One in a Million cemented Aaliyah’s standing among the emerging divas of her time, showcasing a multi-hyphenate we have rarely seen since that rich time in R&B. Much like Brandy’s Never Say Never and Monica’s The Boy is Mine (both from 1998)—or Jackson’s Control 10 years prior—it was a transitional effort that marked a move toward artistic independence and a renewed, worldly purview.
The hits kept coming, with the soundtrack offerings “Are You That Somebody?” (from 1998’s Dr. Dolittle) and “Try Again” (from the 2000 film Romeo Must Die, in which the singer starred) keeping her in the public’s consciousness. She landed a major role in the vampire flick Queen of the Damned, and was rumored to be Whitney Houston’s pick for a remake of the seventies girl group musical-drama Sparkle. Possibility seemed endless.
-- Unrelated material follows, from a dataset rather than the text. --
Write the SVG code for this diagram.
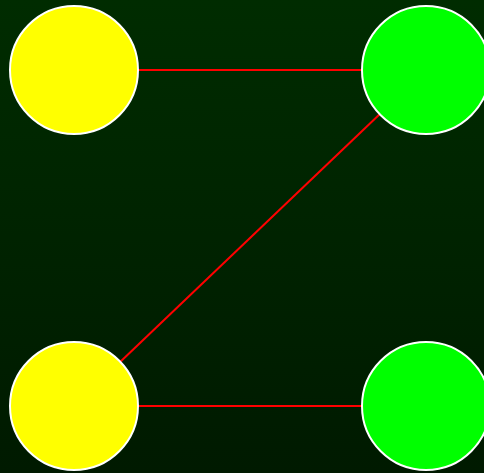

As her self-titled 2001 album arrived, we saw a more open, womanly Aaliyah. The flowing mane of black hair framed the supple features it once seemed to mask. The trademark midriff was now accentuated by a shapely, but still lithe, physique. A glow was there, which made her tragic death on August 25, 2001, that much more shocking—particularly for those of us who, like Aaliyah, maneuvered teen angst in the halcyon days of the nineties. For a generation of R&B and dance music fans, her death was a defining push from youth into young adulthood. In a flash, we learned that time is not forever.
To this day, there’s a palpable melancholy that cradles the voice, the mystique, and the promise of Aaliyah’s future as an all-around entertainer. It brings to mind the criminally short journeys of Minnie Riperton, the Notorious B.I.G., and Amy Winehouse—or lesser-known lights like Tasha Thomas, David Oliver, and M.C. Trouble—who are frozen in sonic spaces of what-ifs and if-onlys.
That we still mourn Aaliyah’s loss after so long is a testament to not just her overall musical legacy, but also the enduring significance of One in a Million.